Weird, Wild & Wonderful
Popular garden-authors remind us about "weird, wild, & wonderful," and it ties into how we love our lives and our relationships. If I didn't get this reminder a year ago (and I did), then I got it (again) last week.
See, last week's Garden Rant blog came from it's founder, Amy Stewart. She has a new book coming out and it makes me remember her voice from a year ago.
Amy might not even recall…
It went like this: a year ago, the New York Botanical Garden (NYBG) hosted a two-for-one pow-wow of Amy Stewart with another cool writerly chick Elizabeth Gilbert (book/movie: Eat, Pray, Love).
WHERE DOES PASSION HIDE?
While Gilbert shared how her newest novel’s heroine loves moss, Stewart mused about a cocktail garden to go with the boozy recipes in her book The Drunken Botanist. Then, Gilbert made a sassy remark, "Everyone seems bent on finding and living their passion. I don’t know where passions hide, live, or went. So, how about we just start with curiosity first?"

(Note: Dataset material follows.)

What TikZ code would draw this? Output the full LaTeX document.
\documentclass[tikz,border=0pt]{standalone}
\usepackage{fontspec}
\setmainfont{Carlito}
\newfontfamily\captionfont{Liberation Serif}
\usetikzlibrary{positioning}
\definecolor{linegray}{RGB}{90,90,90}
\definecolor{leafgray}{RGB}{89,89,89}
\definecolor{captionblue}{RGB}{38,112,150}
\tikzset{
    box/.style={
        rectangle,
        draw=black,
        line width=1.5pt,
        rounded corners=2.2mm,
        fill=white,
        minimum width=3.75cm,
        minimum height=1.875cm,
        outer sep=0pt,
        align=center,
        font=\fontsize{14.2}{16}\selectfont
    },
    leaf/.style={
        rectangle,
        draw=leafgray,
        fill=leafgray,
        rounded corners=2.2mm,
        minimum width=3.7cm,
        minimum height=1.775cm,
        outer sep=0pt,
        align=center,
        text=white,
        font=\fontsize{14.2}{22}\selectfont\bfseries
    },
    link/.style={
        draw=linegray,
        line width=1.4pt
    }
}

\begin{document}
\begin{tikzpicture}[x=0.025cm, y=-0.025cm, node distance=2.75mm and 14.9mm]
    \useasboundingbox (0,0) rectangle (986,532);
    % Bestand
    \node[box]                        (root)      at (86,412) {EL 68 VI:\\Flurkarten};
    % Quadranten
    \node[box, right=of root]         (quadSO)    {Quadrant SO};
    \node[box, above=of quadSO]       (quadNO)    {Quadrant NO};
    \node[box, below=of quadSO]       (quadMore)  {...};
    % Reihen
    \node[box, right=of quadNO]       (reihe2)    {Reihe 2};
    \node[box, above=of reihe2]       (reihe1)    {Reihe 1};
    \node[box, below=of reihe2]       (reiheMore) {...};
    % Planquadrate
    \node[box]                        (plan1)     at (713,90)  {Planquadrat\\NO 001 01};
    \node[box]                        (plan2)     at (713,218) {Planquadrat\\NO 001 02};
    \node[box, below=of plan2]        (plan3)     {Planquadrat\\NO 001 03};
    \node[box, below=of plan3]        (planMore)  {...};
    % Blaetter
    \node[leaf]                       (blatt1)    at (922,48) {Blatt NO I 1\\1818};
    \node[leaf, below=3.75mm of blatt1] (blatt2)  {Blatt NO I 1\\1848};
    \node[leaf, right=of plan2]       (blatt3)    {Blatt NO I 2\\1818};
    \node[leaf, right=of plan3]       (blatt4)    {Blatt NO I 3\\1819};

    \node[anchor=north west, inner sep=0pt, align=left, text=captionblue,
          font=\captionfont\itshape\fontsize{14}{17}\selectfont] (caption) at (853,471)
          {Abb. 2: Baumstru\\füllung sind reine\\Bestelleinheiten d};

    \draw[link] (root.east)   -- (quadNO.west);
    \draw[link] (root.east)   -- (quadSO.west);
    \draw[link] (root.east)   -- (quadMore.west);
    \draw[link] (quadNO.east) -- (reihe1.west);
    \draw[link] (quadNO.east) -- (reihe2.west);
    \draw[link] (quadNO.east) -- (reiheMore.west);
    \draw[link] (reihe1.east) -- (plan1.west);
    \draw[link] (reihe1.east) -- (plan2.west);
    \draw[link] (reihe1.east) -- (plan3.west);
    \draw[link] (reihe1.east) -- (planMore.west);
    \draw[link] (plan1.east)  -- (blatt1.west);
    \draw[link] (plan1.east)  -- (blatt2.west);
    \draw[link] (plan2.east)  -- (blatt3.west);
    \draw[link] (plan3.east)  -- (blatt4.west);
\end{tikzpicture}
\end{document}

A big "aha!" by the audience alighted on a golden nugget found in interpersonal psychology, a nugget my clients and I hold together: that is, few people are willing to be curious about what’s right in front of them. We sit back and wait for the big "wow-zaa!" to hit us up. But, as Gilbert said, "We rarely turn our heads five inches left or right to see something new."

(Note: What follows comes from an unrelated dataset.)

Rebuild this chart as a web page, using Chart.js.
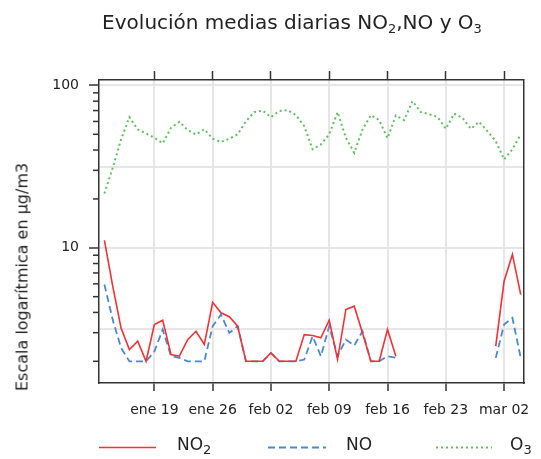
<!DOCTYPE html>
<html>
<head>
<meta charset="utf-8">
<script src="https://cdn.jsdelivr.net/npm/chart.js@4.4.1/dist/chart.umd.min.js"></script>
<style>
  html, body { margin: 0; padding: 0; background: #fff; }
  #wrap { position: relative; width: 541px; height: 459px; font-family: 'DejaVu Sans', sans-serif; color: #222; }
  #chart { position: absolute; left: 0; top: 0; }
  .title { position: absolute; left: 292px; top: 12px; transform: translateX(-50%); white-space: nowrap; font-size: 20px; line-height: 20px; }
  .ytitle { position: absolute; left: 22px; top: 277px; transform: translate(-50%, -50%) rotate(-90deg); white-space: nowrap; font-size: 16px; }
  .sub { font-size: 13px; vertical-align: -4px; line-height: 0; }
  .leg { position: absolute; top: 434px; font-size: 17px; line-height: 20px; white-space: nowrap; }
  #legLines { position: absolute; left: 0; top: 440px; }
</style>
</head>
<body>
<div id="wrap">
  <canvas id="chart" width="541" height="459"></canvas>
  <div class="title">Evolución medias diarias NO<span class="sub">2</span>,NO y O<span class="sub">3</span></div>
  <div class="ytitle">Escala logarítmica en µg/m3</div>
  <svg id="legLines" width="541" height="16">
    <line x1="99" y1="7.5" x2="156" y2="7.5" stroke="rgb(238,50,56)" stroke-width="1.6"/>
    <line x1="268" y1="7.5" x2="326" y2="7.5" stroke="rgb(74,138,204)" stroke-width="1.8" stroke-dasharray="7 4"/>
    <line x1="436" y1="7.5" x2="492" y2="7.5" stroke="rgb(96,188,96)" stroke-width="2" stroke-dasharray="2 3"/>
  </svg>
  <div class="leg" style="left:177px">NO<span class="sub">2</span></div>
  <div class="leg" style="left:346px">NO</div>
  <div class="leg" style="left:510px">O<span class="sub">3</span></div>
</div>
<script>
// daily means, day 0 = ene 13 ... day 50 = mar 04
const no2 = [11.1, 5.8, 3.2, 2.36, 2.66, 2.0, 3.37, 3.58, 2.2, 2.15,
  2.72, 3.06, 2.54, 4.62, 3.98, 3.76, 3.29, 2.0, 2.0, 2.0,
  2.25, 2.0, 2.0, 2.0, 2.92, 2.88, 2.79, 3.58, 2.05, 4.17,
  4.37, 2.99, 2.0, 2.0, 3.14, 2.15, null, null, null, null,
  null, null, null, null, null, null, null, 2.48, 6.22, 9.1, 5.15];
const no = [5.94, 3.6, 2.42, 2.0, 2.0, 2.0, 2.3, 3.14, 2.15, 2.1,
  2.0, 2.0, 2.0, 3.29, 3.88, 2.99, 3.29, 2.0, 2.0, 2.0,
  2.25, 2.0, 2.0, 2.0, 2.05, 2.85, 2.15, 3.29, 2.15, 2.72,
  2.5, 3.06, 2.0, 2.0, 2.15, 2.1, null, null, null, null,
  null, null, null, null, null, null, null, 2.1, 3.37, 3.7, 2.1];
const o3 = [21.6, 31.1, 46.5, 63.8, 53.6, 50.6, 47.6, 44, 54.8, 59.7,
  53.1, 49.9, 53.6, 47.0, 44.8, 47, 50, 60.2, 68.5, 70,
  63.8, 69.5, 70.5, 65.6, 56.1, 40.4, 43.3, 50, 68.5, 47.6,
  38.5, 53.6, 65.6, 61.1, 47.3, 65.3, 61.1, 80, 68.5, 66.5,
  64, 54.1, 67, 63.2, 54.1, 59.7, 52.2, 45.4, 35.0, 40.4, 50];

const tickDays = [6, 13, 20, 27, 34, 41, 48];
const tickLabels = ['ene 19', 'ene 26', 'feb 02', 'feb 09', 'feb 16', 'feb 23', 'mar 02'];
const yLabelTicks = [10, 100];
const yMinorTicks = [2, 3, 4, 5, 6, 7, 8, 9, 20, 30, 40, 50, 60, 70, 80, 90];
const yGridTicks = [3.1623, 10, 31.623, 100];

const toXY = arr => arr.map((v, i) => ({ x: i, y: v }));
const axisColor = '#333';
const gridColor = '#e6e6e6';
const clear = 'rgba(0,0,0,0)';

const minorTickPlugin = {
  id: 'minorTicks',
  afterDraw(chart) {
    const sc = chart.scales.y;
    const ctx = chart.ctx;
    const left = chart.chartArea.left;
    ctx.save();
    ctx.strokeStyle = axisColor;
    ctx.lineWidth = 1.5;
    yMinorTicks.forEach(v => {
      const py = sc.getPixelForValue(v);
      ctx.beginPath();
      ctx.moveTo(left - 6, py);
      ctx.lineTo(left, py);
      ctx.stroke();
    });
    ctx.restore();
  }
};

new Chart(document.getElementById('chart'), {
  type: 'line',
  data: {
    datasets: [
      { label: 'NO2', data: toXY(no2), borderColor: 'rgb(238,50,56)', borderWidth: 1.6 },
      { label: 'NO', data: toXY(no), borderColor: 'rgb(74,138,204)', borderWidth: 1.8, borderDash: [7, 4] },
      { label: 'O3', data: toXY(o3), borderColor: 'rgb(96,188,96)', borderWidth: 2, borderDash: [2, 3] }
    ]
  },
  options: {
    responsive: false,
    animation: false,
    devicePixelRatio: 1,
    spanGaps: false,
    layout: { padding: { left: 49, right: 7, top: 71, bottom: 42 } },
    elements: { point: { radius: 0 }, line: { tension: 0, fill: false } },
    plugins: { legend: { display: false }, tooltip: { enabled: false } },
    scales: {
      x: {
        type: 'linear', position: 'bottom', min: -0.65, max: 50.35,
        afterBuildTicks: s => { s.ticks = tickDays.map(v => ({ value: v })); },
        afterFit: s => { s.height = 34; },
        ticks: {
          autoSkip: false, maxRotation: 0, padding: 11, color: '#222',
          font: { family: 'DejaVu Sans', size: 14 },
          callback: v => tickLabels[tickDays.indexOf(v)]
        },
        grid: { color: gridColor, lineWidth: 2, tickColor: axisColor, tickLength: 8, tickWidth: 1.5 },
        border: { color: axisColor, width: 1.5 }
      },
      x2: {
        type: 'linear', position: 'top', min: -0.65, max: 50.35,
        afterBuildTicks: s => { s.ticks = tickDays.map(v => ({ value: v })); },
        afterFit: s => { s.height = 9; },
        ticks: { display: false },
        grid: { drawOnChartArea: false, tickColor: axisColor, tickLength: 9, tickWidth: 1.5 },
        border: { color: axisColor, width: 1.5 }
      },
      y: {
        type: 'logarithmic', position: 'left', min: 1.47, max: 108,
        afterBuildTicks: s => {
          s.ticks = [...yGridTicks, ...yMinorTicks].filter((v, i, a) => a.indexOf(v) === i)
            .sort((a, b) => a - b).map(v => ({ value: v }));
        },
        afterFit: s => { s.width = 50; },
        ticks: {
          autoSkip: false, padding: 10, color: '#222',
          font: { family: 'DejaVu Sans', size: 14 },
          callback: v => yLabelTicks.includes(v) ? String(v) : ''
        },
        grid: {
          lineWidth: 2,
          color: c => yGridTicks.includes(c.tick.value) ? gridColor : clear,
          tickColor: c => yLabelTicks.includes(c.tick.value) ? axisColor : clear,
          tickLength: 10, tickWidth: 1.5
        },
        border: { color: axisColor, width: 1.5 }
      },
      y2: {
        type: 'logarithmic', position: 'right', min: 1.47, max: 108,
        afterFit: s => { s.width = 0; },
        ticks: { display: false },
        grid: { display: false, drawTicks: false },
        border: { display: true, color: axisColor, width: 1.5 }
      }
    }
  },
  plugins: [minorTickPlugin]
});
</script>
</body>
</html>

Just when we’ve automatically decided something's boring, we need to instead listen, look, and then listen, look again. Until we start poking around with the boring stuff, we won’t arrive at a passion. Just the opposite, life stalls out.

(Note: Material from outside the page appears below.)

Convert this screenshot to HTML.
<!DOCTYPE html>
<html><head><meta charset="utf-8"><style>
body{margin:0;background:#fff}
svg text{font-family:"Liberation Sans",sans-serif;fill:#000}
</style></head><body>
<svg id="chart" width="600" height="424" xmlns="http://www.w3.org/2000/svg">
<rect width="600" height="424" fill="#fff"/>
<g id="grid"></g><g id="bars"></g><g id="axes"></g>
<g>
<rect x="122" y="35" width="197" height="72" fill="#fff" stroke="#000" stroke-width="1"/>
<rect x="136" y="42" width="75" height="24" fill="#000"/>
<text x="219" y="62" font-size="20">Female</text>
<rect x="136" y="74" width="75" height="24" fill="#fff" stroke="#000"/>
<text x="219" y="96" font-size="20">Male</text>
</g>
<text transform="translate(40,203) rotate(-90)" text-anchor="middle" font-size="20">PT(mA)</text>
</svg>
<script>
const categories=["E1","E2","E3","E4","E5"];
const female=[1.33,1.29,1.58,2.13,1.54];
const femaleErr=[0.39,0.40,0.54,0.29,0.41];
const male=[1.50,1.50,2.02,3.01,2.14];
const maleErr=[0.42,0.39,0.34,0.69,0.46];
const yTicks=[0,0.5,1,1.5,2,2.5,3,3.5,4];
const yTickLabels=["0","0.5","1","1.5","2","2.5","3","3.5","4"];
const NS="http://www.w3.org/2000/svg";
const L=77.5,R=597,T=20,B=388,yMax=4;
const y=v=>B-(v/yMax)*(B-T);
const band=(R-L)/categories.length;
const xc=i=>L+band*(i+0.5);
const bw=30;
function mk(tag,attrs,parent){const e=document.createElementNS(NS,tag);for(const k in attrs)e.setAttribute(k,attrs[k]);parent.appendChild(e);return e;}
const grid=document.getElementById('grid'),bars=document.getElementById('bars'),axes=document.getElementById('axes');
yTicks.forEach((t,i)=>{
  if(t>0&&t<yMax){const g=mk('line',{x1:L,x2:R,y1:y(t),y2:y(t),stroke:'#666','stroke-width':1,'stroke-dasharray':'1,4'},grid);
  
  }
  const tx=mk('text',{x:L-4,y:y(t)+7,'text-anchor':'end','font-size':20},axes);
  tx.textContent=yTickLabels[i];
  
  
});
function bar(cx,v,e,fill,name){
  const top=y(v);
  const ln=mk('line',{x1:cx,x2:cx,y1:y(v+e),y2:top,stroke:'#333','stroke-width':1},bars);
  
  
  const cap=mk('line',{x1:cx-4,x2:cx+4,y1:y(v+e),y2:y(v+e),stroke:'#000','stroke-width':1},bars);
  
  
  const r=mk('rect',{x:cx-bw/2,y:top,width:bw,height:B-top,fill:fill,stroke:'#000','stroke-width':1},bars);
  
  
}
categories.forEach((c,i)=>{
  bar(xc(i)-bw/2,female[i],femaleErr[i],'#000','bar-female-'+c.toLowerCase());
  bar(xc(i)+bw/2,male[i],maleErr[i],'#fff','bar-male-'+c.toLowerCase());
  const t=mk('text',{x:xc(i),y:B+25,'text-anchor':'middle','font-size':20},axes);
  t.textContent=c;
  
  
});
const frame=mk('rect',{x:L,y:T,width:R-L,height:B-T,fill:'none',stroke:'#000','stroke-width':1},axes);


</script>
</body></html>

And, if you don’t ever find your passion before your last day's breath, well then, you will have at least been dancing with life, which seems a whole lot better than sitting it out, bored and disappointed.
CURIOSITY IS A LEARNED COURAGE.
To be fascinated with life, we have to free fall into the unknown. This takes courage, because we have to give up our viewpoints and our cool-factor. We have to be "weird" and vulnerable. (A nifty book and TED Talk on vulnerability is Daring Greatly, written by researcher Brene' Brown, PhD, LMSW.
The book's common advice might underwhelm you a wee bit:
(1) let go of comparing yourself to others, and
(2) let go of "suppose to."
But, Brene' is at least reminding us to go after this way of living.
TICKLE YOUR INNER ROOKIE.
So, we have to be clueless, curious rookies. This, of course, brings on undesirable feelings, the ones that come with any learning curve. No one likes being the freshman. Everyone wants to be the senior. So, most of us sit it out altogether. It's the ole "No, thanks. You go on ahead without me."
Tick tock. Tick tock. Life gets lifeless. No unexpected thrills of wet t-shirts or pajamas outdoors, as I've written.
DARLING, YOU BORE ME
And, wow, how we uncannily do this in our relationships, too. Plainly put: we want to be understood, but we seldom seek to understand first. We just aren’t wired to want to be influenced by others. Admit it or not, consciously or unconsciously, we reach for being right and certain about matters ~ and about others. It's too scary to even think that the other may have a point. So, we rarely say, "Hmm, What else might there be to this?" We ignore curiosity; we miss out on being fascinated.
Enter boredom. Ever hear someone mention how they are bored with their relationship or job? One could wonder, when was it that curiosity departed? Was the person five years' old when they became so subtly defended? Twenty? Fifty? When?
With so many thumbprints all different, what’s not to discover? What would it be like if we were more courageously curious about our worlds and other people's worlds?
NOT JUST A HO-HUM LEAF
Back at the New York Botanical Garden's auditorium, Amy Stewart and Melissa Gilbert laughed at their mishaps with curiosity. Waiting to do a book-signing event near the Puget Sound, Amy sat on a damp bench alone in the fog, to find out why the bench was put in a seemingly dull spot.
"I'm not much interested," Amy thought. "But, I'll give it go." Oh, and then!
But, this article isn't about what Amy Stewart discovered on that bench. It's about how she didn't bow to boredom. She let her clueless inner rookie take a romp.
The NYBG titled the event with Stewart & Gilbert "Weird, Wild, & Wonderful: An Evening of Art, Women, & Botany." Up close, plants are weird and wonderful. It’s not “Ho hum, that plant has green leaves.” It's "Whoa! Check this leaf out!"
And, our lives and our partners aren’t just boring green leaves either. Stop, look, listen. Then, look again. Up close, we are weird and wonderful. If only we had the courage to be curious. Now that is wild.